▸ PROVIDED MATERIAL
>>>>

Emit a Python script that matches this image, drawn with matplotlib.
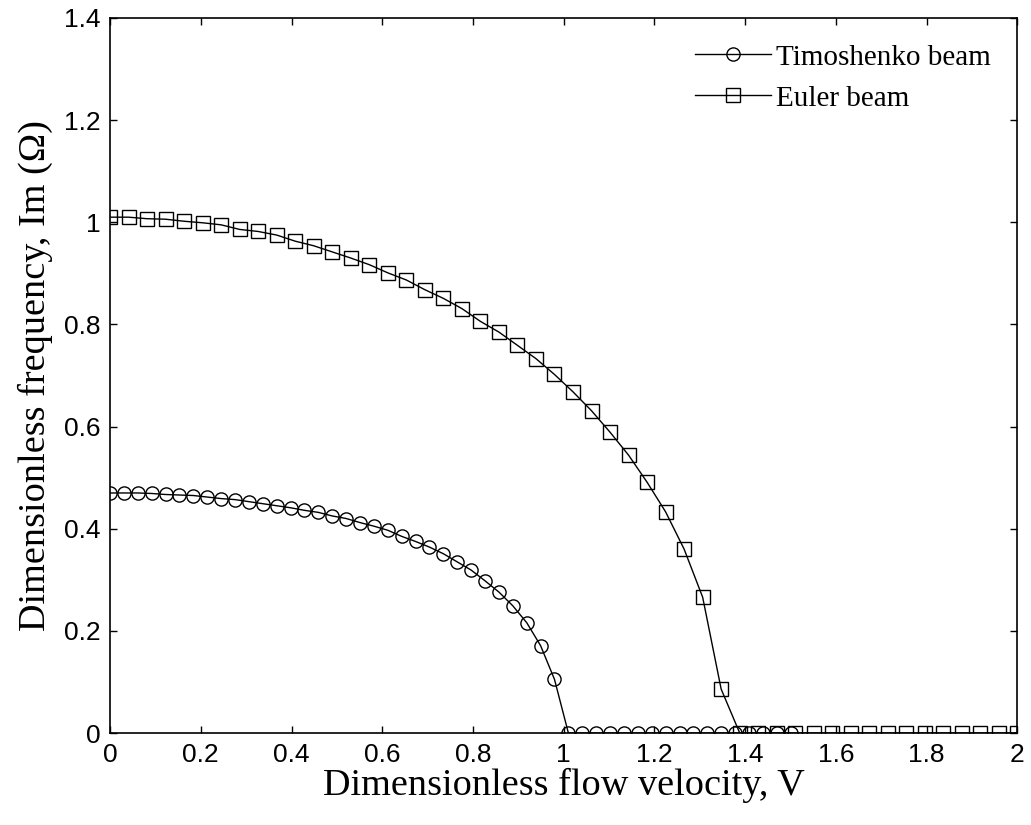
import numpy as np
import matplotlib
matplotlib.use('Agg')
import matplotlib.pyplot as plt

# Timoshenko beam: 50 points on 0..1.5
v_timo = [0.0, 0.0306, 0.0612, 0.0918, 0.1224, 0.1531, 0.1837, 0.2143, 0.2449, 0.2755,
          0.3061, 0.3367, 0.3673, 0.3980, 0.4286, 0.4592, 0.4898, 0.5204, 0.5510, 0.5816,
          0.6122, 0.6429, 0.6735, 0.7041, 0.7347, 0.7653, 0.7959, 0.8265, 0.8571, 0.8878,
          0.9184, 0.9490, 0.9796, 1.0102, 1.0408, 1.0714, 1.1020, 1.1327, 1.1633, 1.1939,
          1.2245, 1.2551, 1.2857, 1.3163, 1.3469, 1.3776, 1.4082, 1.4388, 1.4694, 1.5]
im_timo = [0.470, 0.470, 0.470, 0.469, 0.467, 0.466, 0.465, 0.462, 0.459, 0.457,
           0.453, 0.449, 0.445, 0.441, 0.436, 0.432, 0.425, 0.420, 0.412, 0.405,
           0.397, 0.385, 0.375, 0.364, 0.351, 0.335, 0.319, 0.298, 0.276, 0.249,
           0.216, 0.171, 0.105, 0, 0, 0, 0, 0, 0, 0,
           0, 0, 0, 0, 0, 0, 0, 0, 0, 0]

# Euler beam: 50 points on 0..2
v_euler = [0.0, 0.0408, 0.0816, 0.1224, 0.1633, 0.2041, 0.2449, 0.2857, 0.3265, 0.3673,
           0.4082, 0.4490, 0.4898, 0.5306, 0.5714, 0.6122, 0.6531, 0.6939, 0.7347, 0.7755,
           0.8163, 0.8571, 0.8980, 0.9388, 0.9796, 1.0204, 1.0612, 1.1020, 1.1429, 1.1837,
           1.2245, 1.2653, 1.3061, 1.3469, 1.3878, 1.4286, 1.4694, 1.5102, 1.5510, 1.5918,
           1.6327, 1.6735, 1.7143, 1.7551, 1.7959, 1.8367, 1.8776, 1.9184, 1.9592, 2.0]
im_euler = [1.010, 1.010, 1.007, 1.006, 1.002, 0.999, 0.995, 0.986, 0.982, 0.975,
            0.963, 0.954, 0.942, 0.930, 0.917, 0.901, 0.887, 0.868, 0.851, 0.831,
            0.806, 0.785, 0.759, 0.733, 0.702, 0.668, 0.631, 0.589, 0.544, 0.491,
            0.433, 0.360, 0.266, 0.086, 0, 0, 0, 0, 0, 0,
            0, 0, 0, 0, 0, 0, 0, 0, 0, 0]

xticklabels = ['0', '0.2', '0.4', '0.6', '0.8', '1', '1.2', '1.4', '1.6', '1.8', '2']
yticklabels = ['0', '0.2', '0.4', '0.6', '0.8', '1', '1.2', '1.4']

fig = plt.figure(figsize=(10.31, 8.25), dpi=100)
ax = fig.add_axes([0.1067, 0.1115, 0.8802, 0.8667])

ax.plot(v_timo, im_timo, '-o', color='black', lw=1.0, ms=9.5, mfc='none', mew=1.0,
        label='Timoshenko beam')
ax.plot(v_euler, im_euler, '-s', color='black', lw=1.0, ms=9.5, mfc='none', mew=1.0,
        label='Euler beam')

ax.set_xlim(0, 2)
ax.set_ylim(0, 1.4)
ax.set_xticks(np.arange(0, 2.01, 0.2))
ax.set_xticklabels(xticklabels)
ax.set_yticks(np.arange(0, 1.41, 0.2))
ax.set_yticklabels(yticklabels)
ax.tick_params(direction='in', top=True, right=True, length=5, width=1,
               labelsize=19, pad=7)
for lab in ax.get_xticklabels() + ax.get_yticklabels():
    lab.set_family('Liberation Sans')
for s in ax.spines.values():
    s.set_linewidth(1.2)

ax.set_xlabel('Dimensionless flow velocity, V', family='Liberation Serif', fontsize=27.5,
              labelpad=1)
ax.set_ylabel('Dimensionless frequency, Im (Ω)', family='Liberation Serif',
              fontsize=27.5, labelpad=8)

leg = ax.legend(loc='upper right', frameon=False,
                prop={'family': 'Liberation Serif', 'size': 21},
                handlelength=2.6, handletextpad=0.2, labelspacing=0.5,
                borderaxespad=0.5)

fig.savefig('out.png', dpi=100)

<<<<

▸ THE EXERCISE
Return each line of the data, keeping its wording exact and omitting pictures.

▸ TASK RESPONSE
Emit a Python script that matches this image, drawn with matplotlib.
import numpy as np
import matplotlib
matplotlib.use('Agg')
import matplotlib.pyplot as plt

# Timoshenko beam: 50 points on 0..1.5
v_timo = [0.0, 0.0306, 0.0612, 0.0918, 0.1224, 0.1531, 0.1837, 0.2143, 0.2449, 0.2755,
          0.3061, 0.3367, 0.3673, 0.3980, 0.4286, 0.4592, 0.4898, 0.5204, 0.5510, 0.5816,
          0.6122, 0.6429, 0.6735, 0.7041, 0.7347, 0.7653, 0.7959, 0.8265, 0.8571, 0.8878,
          0.9184, 0.9490, 0.9796, 1.0102, 1.0408, 1.0714, 1.1020, 1.1327, 1.1633, 1.1939,
          1.2245, 1.2551, 1.2857, 1.3163, 1.3469, 1.3776, 1.4082, 1.4388, 1.4694, 1.5]
im_timo = [0.470, 0.470, 0.470, 0.469, 0.467, 0.466, 0.465, 0.462, 0.459, 0.457,
           0.453, 0.449, 0.445, 0.441, 0.436, 0.432, 0.425, 0.420, 0.412, 0.405,
           0.397, 0.385, 0.375, 0.364, 0.351, 0.335, 0.319, 0.298, 0.276, 0.249,
           0.216, 0.171, 0.105, 0, 0, 0, 0, 0, 0, 0,
           0, 0, 0, 0, 0, 0, 0, 0, 0, 0]

# Euler beam: 50 points on 0..2
v_euler = [0.0, 0.0408, 0.0816, 0.1224, 0.1633, 0.2041, 0.2449, 0.2857, 0.3265, 0.3673,
           0.4082, 0.4490, 0.4898, 0.5306, 0.5714, 0.6122, 0.6531, 0.6939, 0.7347, 0.7755,
           0.8163, 0.8571, 0.8980, 0.9388, 0.9796, 1.0204, 1.0612, 1.1020, 1.1429, 1.1837,
           1.2245, 1.2653, 1.3061, 1.3469, 1.3878, 1.4286, 1.4694, 1.5102, 1.5510, 1.5918,
           1.6327, 1.6735, 1.7143, 1.7551, 1.7959, 1.8367, 1.8776, 1.9184, 1.9592, 2.0]
im_euler = [1.010, 1.010, 1.007, 1.006, 1.002, 0.999, 0.995, 0.986, 0.982, 0.975,
            0.963, 0.954, 0.942, 0.930, 0.917, 0.901, 0.887, 0.868, 0.851, 0.831,
            0.806, 0.785, 0.759, 0.733, 0.702, 0.668, 0.631, 0.589, 0.544, 0.491,
            0.433, 0.360, 0.266, 0.086, 0, 0, 0, 0, 0, 0,
            0, 0, 0, 0, 0, 0, 0, 0, 0, 0]

xticklabels = ['0', '0.2', '0.4', '0.6', '0.8', '1', '1.2', '1.4', '1.6', '1.8', '2']
yticklabels = ['0', '0.2', '0.4', '0.6', '0.8', '1', '1.2', '1.4']

fig = plt.figure(figsize=(10.31, 8.25), dpi=100)
ax = fig.add_axes([0.1067, 0.1115, 0.8802, 0.8667])

ax.plot(v_timo, im_timo, '-o', color='black', lw=1.0, ms=9.5, mfc='none', mew=1.0,
        label='Timoshenko beam')
ax.plot(v_euler, im_euler, '-s', color='black', lw=1.0, ms=9.5, mfc='none', mew=1.0,
        label='Euler beam')

ax.set_xlim(0, 2)
ax.set_ylim(0, 1.4)
ax.set_xticks(np.arange(0, 2.01, 0.2))
ax.set_xticklabels(xticklabels)
ax.set_yticks(np.arange(0, 1.41, 0.2))
ax.set_yticklabels(yticklabels)
ax.tick_params(direction='in', top=True, right=True, length=5, width=1,
               labelsize=19, pad=7)
for lab in ax.get_xticklabels() + ax.get_yticklabels():
    lab.set_family('Liberation Sans')
for s in ax.spines.values():
    s.set_linewidth(1.2)

ax.set_xlabel('Dimensionless flow velocity, V', family='Liberation Serif', fontsize=27.5,
              labelpad=1)
ax.set_ylabel('Dimensionless frequency, Im (Ω)', family='Liberation Serif',
              fontsize=27.5, labelpad=8)

leg = ax.legend(loc='upper right', frameon=False,
                prop={'family': 'Liberation Serif', 'size': 21},
                handlelength=2.6, handletextpad=0.2, labelspacing=0.5,
                borderaxespad=0.5)

fig.savefig('out.png', dpi=100)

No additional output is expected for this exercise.